Subject: Re: Beginner question: performance problems with a simple program
From: Erik Naggum <erik@naggum.net>
Date: Sat, 29 Dec 2001 17:09:00 GMT
Newsgroups: comp.lang.lisp
Message-ID: <3218634538190945@naggum.net>

* Janosch Zwerensky
| I just compared the two programs again, doing the equivalent of
| evaluating  (iterative-max-list 100000000) in both Lisp and C. I get
| runtimes of 746  seconds for Lisp versus 33.5 seconds for C, which is a
| 22:1 disadvantage for  Lisp :(...

  Do they return the same results?  It may sound like a stupid question,
  but you would probably be surprised to learn hown often a C solution is
  _much_ faster than a Common Lisp solution, but also very, very wrong.  If
  I want wrong results, I can get that far faster than 33.5 seconds.  :)

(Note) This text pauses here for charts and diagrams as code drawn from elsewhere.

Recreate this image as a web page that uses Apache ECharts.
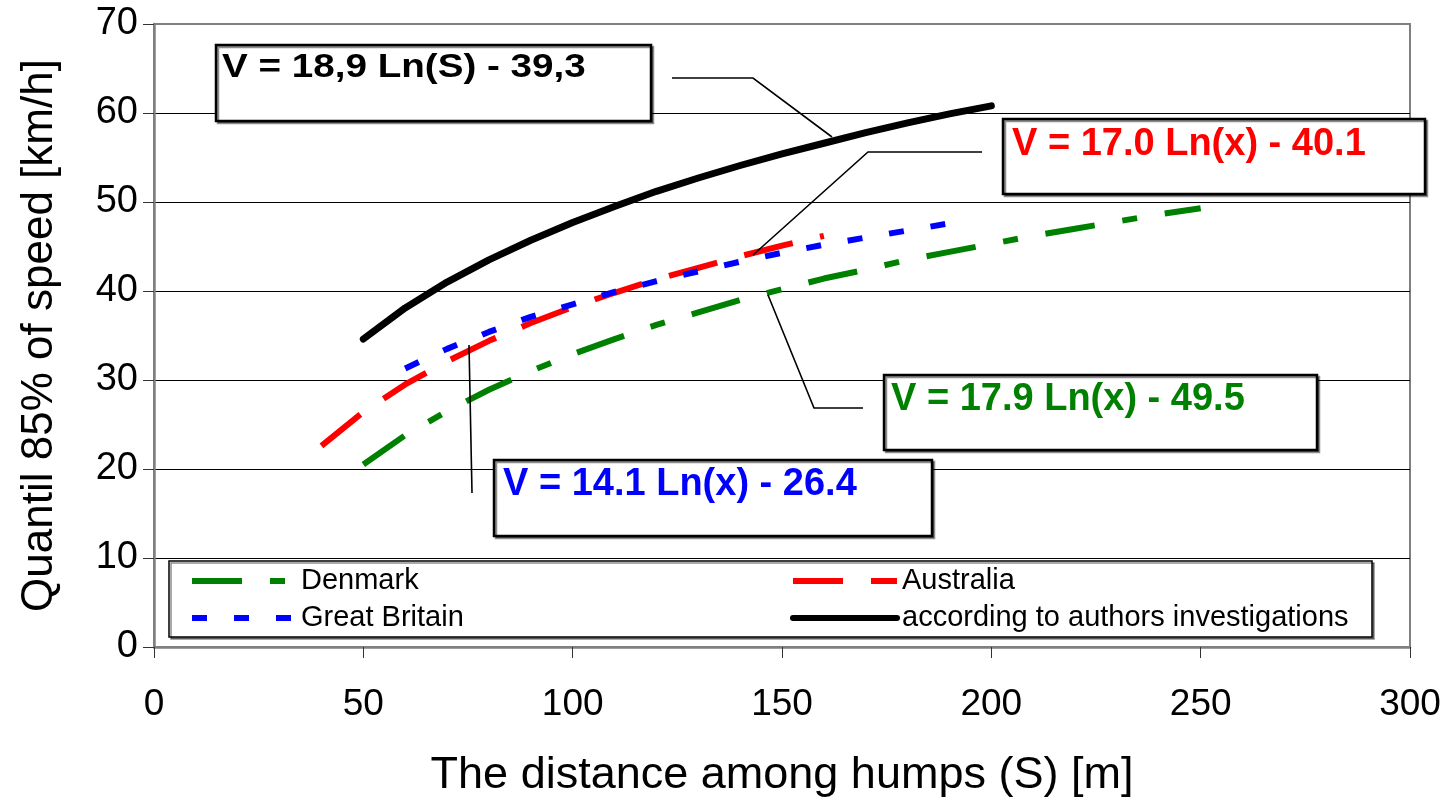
<!DOCTYPE html>
<html>
<head>
<meta charset="utf-8">
<script src="https://cdn.jsdelivr.net/npm/echarts@6/dist/echarts.min.js"></script>
<style>html,body{margin:0;padding:0;background:#fff;}#c{width:1453px;height:803px;}</style>
</head>
<body>
<div id="c"></div>
<script>
// Distances S [m]
const denmarkX = [50,60,70,80,90,100,110,120,130,140,150,160,170,180,190,200,210,220,230,240,250];
const denmarkV = [20.5,23.8,26.5,28.9,31.0,32.9,34.6,36.2,37.6,39.0,40.2,41.4,42.4,43.5,44.4,45.3,46.2,47.0,47.8,48.6,49.3];
const australiaX = [40,50,60,70,80,90,100,110,120,130,140,150,160];
const australiaV = [22.6,26.4,29.5,32.1,34.4,36.4,38.2,39.8,41.3,42.6,43.9,45.1,46.2];
const britainX = [60,70,80,90,100,110,120,130,140,150,160,170,180,190,195];
const britainV = [31.3,33.5,35.4,37.1,38.5,39.9,41.1,42.2,43.3,44.3,45.2,46.0,46.8,47.6,48.0];
const authorsX = [50,60,70,80,90,100,110,120,130,140,150,160,170,180,190,200];
const authorsV = [34.6,38.1,41.0,43.5,45.7,47.7,49.5,51.2,52.7,54.1,55.4,56.6,57.8,58.9,59.9,60.8];
const xTicks = [0,50,100,150,200,250,300];
const yTicks = [0,10,20,30,40,50,60,70];
const seriesNames = ['Denmark','Australia','Great Britain','according to authors investigations'];
const equations = ['V = 18,9 Ln(S) - 39,3','V = 17.0 Ln(x) - 40.1','V = 17.9 Ln(x) - 49.5','V = 14.1 Ln(x) - 26.4'];

const FONT = "'Liberation Sans', Arial, sans-serif";
function pairs(xs, ys){ return xs.map((x,i)=>[x, ys[i]]); }

const chart = echarts.init(document.getElementById('c'), null, {renderer:'canvas'});

function box(x,y,w,h){
  return {type:'rect', z:10, shape:{x:x,y:y,width:w,height:h},
    style:{fill:'#fff', stroke:'#000', lineWidth:2.5, shadowColor:'rgba(0,0,0,0.45)', shadowOffsetX:2, shadowOffsetY:2, shadowBlur:0}};
}
function eqText(x,y,txt,color,size,sx){
  return {type:'text', z:11, x:x, y:y, scaleX:sx||1,
    style:{text:txt, fill:color, font:'bold '+size+'px '+FONT, textAlign:'left', textVerticalAlign:'middle', verticalAlign:'middle'}};
}
function leader(pts){
  return {type:'polyline', z:9, shape:{points:pts}, style:{stroke:'#000', lineWidth:1.6, fill:null}};
}
const legendBase = {orient:'vertical', top:566, padding:0, itemWidth:104, itemHeight:14, itemGap:7, z:20,
  textStyle:{fontFamily:FONT, fontSize:29, color:'#000', lineHeight:30}, selectedMode:false,
  itemStyle:{opacity:0, borderWidth:0}, lineStyle:{width:6}};

const option = {
  backgroundColor:'#fff',
  animation:false,
  grid:{left:154, right:43, top:24, bottom:152, show:true, borderColor:'#808080', borderWidth:2, containLabel:false},
  xAxis:{
    type:'value', min:0, max:300, interval:50,
    name:'The distance among humps (S) [m]', nameLocation:'middle', nameGap:106,
    nameTextStyle:{fontFamily:FONT, fontSize:45, color:'#000'},
    axisLine:{show:true, onZero:false, lineStyle:{color:'#808080', width:2.5}},
    axisTick:{show:true, inside:false, length:11, lineStyle:{color:'#333', width:1}},
    axisLabel:{fontFamily:FONT, fontSize:37, color:'#000', margin:39,
      formatter:(v)=> xTicks.indexOf(v)>=0 ? String(v) : ''},
    splitLine:{show:false}
  },
  yAxis:{
    type:'value', min:0, max:70, interval:10,
    name:'Quantil 85% of speed [km/h]', nameLocation:'middle', nameGap:92, nameRotate:90,
    nameTextStyle:{fontFamily:FONT, fontSize:44, color:'#000'},
    axisLine:{show:true, onZero:false, lineStyle:{color:'#808080', width:2.5}},
    axisTick:{show:true, inside:false, length:11, lineStyle:{color:'#333', width:1}},
    axisLabel:{fontFamily:FONT, fontSize:38, color:'#000', margin:16,
      formatter:(v)=> yTicks.indexOf(v)>=0 ? String(v) : ''},
    splitLine:{show:true, showMinLine:false, showMaxLine:false, lineStyle:{color:'#000', width:1}}
  },
  legend:[
    Object.assign({}, legendBase, {data:[seriesNames[0], seriesNames[2]], left:189}),
    Object.assign({}, legendBase, {data:[seriesNames[1], seriesNames[3]], left:790})
  ],
  series:[
    {name:seriesNames[0], type:'line', data:pairs(denmarkX, denmarkV), showSymbol:false, symbol:'none', z:3,
      lineStyle:{color:'#008000', width:6, type:[50,28,15,28], cap:'butt'}, itemStyle:{color:'#008000'}},
    {name:seriesNames[1], type:'line', data:pairs(australiaX, australiaV), showSymbol:false, symbol:'none', z:4,
      lineStyle:{color:'#ff0000', width:6, type:[50,28], cap:'butt'}, itemStyle:{color:'#ff0000'}},
    {name:seriesNames[2], type:'line', data:pairs(britainX, britainV), showSymbol:false, symbol:'none', z:5,
      lineStyle:{color:'#0000ff', width:6, type:[15,27], cap:'butt'}, itemStyle:{color:'#0000ff'}},
    {name:seriesNames[3], type:'line', data:pairs(authorsX, authorsV), showSymbol:false, symbol:'none', z:6,
      lineStyle:{color:'#000000', width:7, type:'solid', cap:'round', join:'round'}, itemStyle:{color:'#000000'}}
  ],
  graphic:[
    {type:'rect', z:15, shape:{x:169,y:561,width:1203,height:76},
      style:{fill:'#fff', stroke:'#000', lineWidth:1.5, shadowColor:'rgba(0,0,0,0.45)', shadowOffsetX:2, shadowOffsetY:2, shadowBlur:0}},
    leader([[672,78],[753,78],[832,137]]),
    leader([[982,152],[868,152],[753,255]]),
    leader([[863,408],[814,408],[768,295]]),
    leader([[469,345],[472,493]]),
    box(216,45,435,76), eqText(222,68,equations[0],'#000',33,1.17),
    box(1003,119,422,75), eqText(1012,145,equations[1],'#ff0000',38),
    box(884,375,433,75), eqText(891,400,equations[2],'#008000',38),
    box(494,460,438,76), eqText(503,485,equations[3],'#0000ff',38)
  ]
};
chart.setOption(option);
</script>
</body>
</html>
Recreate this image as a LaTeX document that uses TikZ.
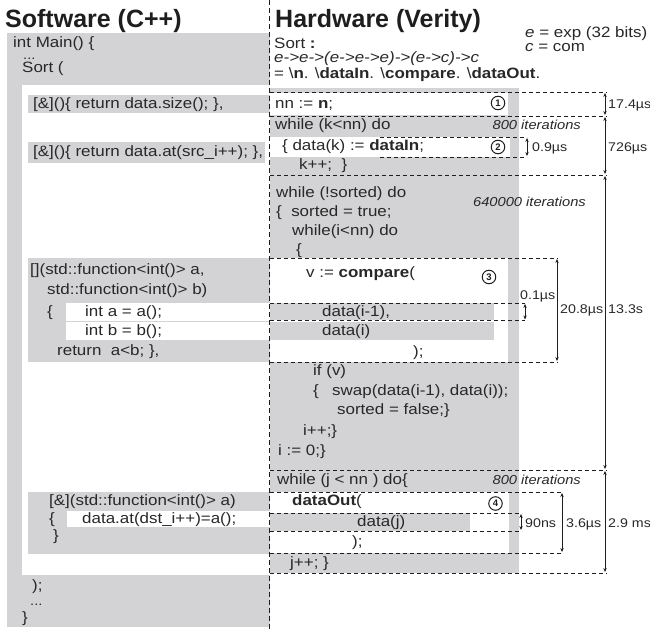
\documentclass[tikz,border=0pt]{standalone}
\usepackage{fontspec}
\setmainfont{Liberation Sans}[FakeStretch=1.13]
\newfontfamily\titlefont{Liberation Sans}
\usetikzlibrary{arrows.meta}
\definecolor{bg}{RGB}{211,211,213}
\definecolor{ink}{RGB}{30,30,30}
\definecolor{body}{RGB}{40,40,40}
\tikzset{
 txt/.style={anchor=base west, inner sep=0pt, font=\fontsize{15}{18}\selectfont, text=body},
 dots/.style={anchor=base west, inner sep=0pt, font=\fontsize{13}{14}\selectfont, text=body, text height=2pt, text depth=0pt},
 lbl/.style={anchor=base west, inner sep=0pt, font=\fontsize{12.6}{15}\selectfont, text=body},
 iter/.style={anchor=base east, inner sep=0pt, font=\fontsize{13}{16}\selectfont\itshape, text=body},
 ttl/.style={anchor=base west, inner sep=0pt, font=\titlefont\fontsize{25}{28}\selectfont\bfseries, text=ink},
 dline/.style={draw=ink, line width=0.9pt, dash pattern=on 4pt off 3pt},
 divider/.style={draw=ink, line width=1.2pt, dash pattern=on 5pt off 3pt},
 dim/.style={draw=ink, line width=0.8pt, {Stealth[length=4pt,width=3.4pt]}-{Stealth[length=4pt,width=3.4pt]}},
 num/.style={circle, draw=ink, line width=1pt, minimum size=13.5pt, inner sep=0pt, font=\titlefont\fontsize{9.5}{10}\selectfont\bfseries, text=ink},
}
\begin{document}
\begin{tikzpicture}[x=1pt,y=-1pt]
\useasboundingbox (0,0) rectangle (650,631);
% ---------- left panel backgrounds
\fill[bg] (7,33) rectangle (270,627);
\fill[white] (22,85) rectangle (270,575);
\fill[bg] (28,95) rectangle (270,113);
\fill[bg] (28,142) rectangle (265,163);
\fill[bg] (28,258) rectangle (270,362);
\fill[white] (66,303) rectangle (270,321);
\fill[white] (66,322) rectangle (270,340);
\fill[bg] (28,492) rectangle (270,554);
\fill[white] (67,511) rectangle (270,527);
% ---------- right panel backgrounds
\fill[bg] (270,88) rectangle (519,573);
\fill[white] (270,93) rectangle (508,115);
\fill[white] (270,137) rectangle (510,157);
\fill[white] (270,258) rectangle (508,362);
\fill[bg] (270,303) rectangle (494,320);
\fill[bg] (270,321.5) rectangle (494,339.5);
\fill[white] (270,492) rectangle (509,553);
\fill[bg] (270,513) rectangle (470,531);
% ---------- dashed lines
\draw[dline] (270,92) -- (607,92);
\draw[dline] (270,116) -- (607,116);
\draw[dline] (380,137) -- (527,137);
\draw[dline] (380,157) -- (527,157);
\draw[dline] (270,175) -- (607,175);
\draw[dline] (270,258) -- (558,258);
\draw[dline] (270,303) -- (525,303);
\draw[dline] (270,320.5) -- (525,320.5);
\draw[dline] (270,362) -- (558,362);
\draw[dline] (270,470) -- (607,470);
\draw[dline] (270,492) -- (563,492);
\draw[dline] (270,513) -- (522,513);
\draw[dline] (270,531) -- (522,531);
\draw[dline] (270,553) -- (563,553);
\draw[dline] (270,573) -- (607,573);
\draw[divider] (269.5,0) -- (269.5,631);
% ---------- titles
\node[ttl] (swt) at (5,28) {Software (C++)};
\node[ttl] (hwt) at (275,28) {Hardware (Verity)};
% ---------- left text
\node[txt] (l1) at (13,48) {int Main() \{};
\node[dots] (l2) at (23,60) {...};
\node[txt] (l3) at (22,73) {Sort (};
\node[txt] (l4) at (33,109) {[\&]()\{ return data.size(); \},};
\node[txt] (l5) at (33,157) {[\&]()\{ return data.at(src\_i++); \},};
\node[txt] (l6) at (30,274) {[](std::function<int()> a,};
\node[txt] (l7) at (47,294) {std::function<int()> b)};
\node[txt] (l8) at (47,316) {\{};
\node[txt] (l9) at (85,316) {int a = a();};
\node[txt] (l10) at (85,335) {int b = b();};
\node[txt] (l11) at (57,355) {return\ \ a<b; \},};
\node[txt] (l12) at (49,505) {[\&](std::function<int()> a)};
\node[txt] (l13) at (49,523) {\{};
\node[txt] (l14) at (82,523) {data.at(dst\_i++)=a();};
\node[txt] (l15) at (53,540) {\}};
\node[txt] (l16) at (32,590) {);};
\node[dots] (l17) at (30,605) {...};
\node[txt] (l18) at (22,622) {\}};
% ---------- right header text
\node[txt] (r1) at (274,49) {Sort \textbf{:}};
\node[txt] (r2) at (274,63) {\itshape e->e->(e->e->e)->(e->c)->c};
\node[txt] (r3) at (274,79) {= \textbackslash\textbf{n}. \textbackslash\textbf{dataIn}. \textbackslash\textbf{compare}. \textbackslash\textbf{dataOut}.};
\node[txt] (r4) at (525,38) {\textit{e} = exp (32 bits)};
\node[txt] (r5) at (525,52) {\textit{c} = com};
% ---------- right code text
\node[txt] (c1) at (275,108.5) {nn := \textbf{n};};
\node[txt] (c2) at (275,129.5) {while (k<nn) do};
\node[iter] (it1) at (581,129.5) {800 iterations};
\node[txt] (c3) at (282,151) {\{ data(k) := \textbf{dataIn};};
\node[txt] (c4) at (299,170) {k++;\ \ \}};
\node[txt] (c5) at (276,197) {while (!sorted) do};
\node[iter] (it2) at (586,206) {640000 iterations};
\node[txt] (c6) at (276,216) {\{\ \ sorted = true;};
\node[txt] (c7) at (292,235) {while(i<nn) do};
\node[txt] (c8) at (296,254) {\{};
\node[txt] (c9) at (306,277.5) {v := \textbf{compare}(};
\node[txt] (c10) at (322,316) {data(i-1),};
\node[txt] (c11) at (322,335) {data(i)};
\node[txt] (c12) at (413,356) {);};
\node[txt] (c13) at (313,375) {if (v)};
\node[txt] (c14) at (313,395) {\{};
\node[txt] (c15) at (332,395) {swap(data(i-1), data(i));};
\node[txt] (c16) at (337,414.5) {sorted = false;\}};
\node[txt] (c17) at (303,435) {i++;\}};
\node[txt] (c18) at (278,455) {i := 0;\}};
\node[txt] (c19) at (277,484.5) {while (j < nn ) do\{};
\node[iter] (it3) at (581,484.5) {800 iterations};
\node[txt] (c20) at (292,505) {\textbf{dataOut}(};
\node[txt] (c21) at (357,526) {data(j)};
\node[txt] (c22) at (352,546.5) {);};
\node[txt] (c23) at (290,567) {j++; \}};
% ---------- numbered circles
\node[num] (n1) at (498,103) {1};
\node[num] (n2) at (498,147) {2};
\node[num] (n3) at (489,277) {3};
\node[num] (n4) at (495.5,503.5) {4};
% ---------- dimension arrows
\coordinate (a1t) at (605,93);   \coordinate (a1b) at (605,115);
\coordinate (a2t) at (527,138);  \coordinate (a2b) at (527,156);
\coordinate (a3t) at (605,117);  \coordinate (a3b) at (605,174);
\coordinate (a4t) at (525,304);  \coordinate (a4b) at (525,319.5);
\coordinate (a5t) at (557,259);  \coordinate (a5b) at (557,361);
\coordinate (a6t) at (605,176);  \coordinate (a6b) at (605,469);
\coordinate (a7t) at (521,514);  \coordinate (a7b) at (521,530);
\coordinate (a8t) at (562,493);  \coordinate (a8b) at (562,552);
\coordinate (a9t) at (605,471);  \coordinate (a9b) at (605,572);
\draw[dim] (a1t) -- (a1b);
\draw[dim] (a2t) -- (a2b);
\draw[dim] (a3t) -- (a3b);
\draw[dim] (a4t) -- (a4b);
\draw[dim] (a5t) -- (a5b);
\draw[dim] (a6t) -- (a6b);
\draw[dim] (a7t) -- (a7b);
\draw[dim] (a8t) -- (a8b);
\draw[dim] (a9t) -- (a9b);
% ---------- labels
\node[lbl] (d1) at (608,109) {17.4µs};
\node[lbl] (d2) at (532,151.5) {0.9µs};
\node[lbl] (d3) at (608,151.5) {726µs};
\node[lbl] (d4) at (520,299) {0.1µs};
\node[lbl] (d5) at (560,313) {20.8µs};
\node[lbl] (d6) at (608,313) {13.3s};
\node[lbl] (d7) at (525,527) {90ns};
\node[lbl] (d8) at (566,527) {3.6µs};
\node[lbl] (d9) at (608,527) {2.9 ms};
\end{tikzpicture}
\end{document}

  I think you have run into the bignum cost in Common Lisp.  Although
  arbitrarily-sized integers is a major feature of the language, some
  implementations have not made a particular point of making bignums very
  efficient, despite the availability of very high-performance libraries.
  I find this sufficiently annoying that I have complained about it several
  times, but there is apparently no commercial value in fast bignums, and
  since I do not want to pay for reimplementing mp libraries, nor anybody
  else, it seems, nothing happens.

  You could try CLISP to see if it can give you a significant performance
  improvement, but I doubt that you can beat a 64-bit integer if you have
  the hardware support for it.  Most bignum libraries use 16- or 32-bit
  "bigits" and it is hard to make that as fast as a known size.

  It would have been so great if Common Lisp implementations could use
  machine integers if bindings/slots, etc, were so declared, but it would
  probably make garbage collection slightly harder and more expensive.

///
-- 
  The past is not more important than the future, despite what your culture
  has taught you.  Your future observations, conclusions, and beliefs are
  more important to you than those in your past ever will be.  The world is
  changing so fast the balance between the past and the future has shifted.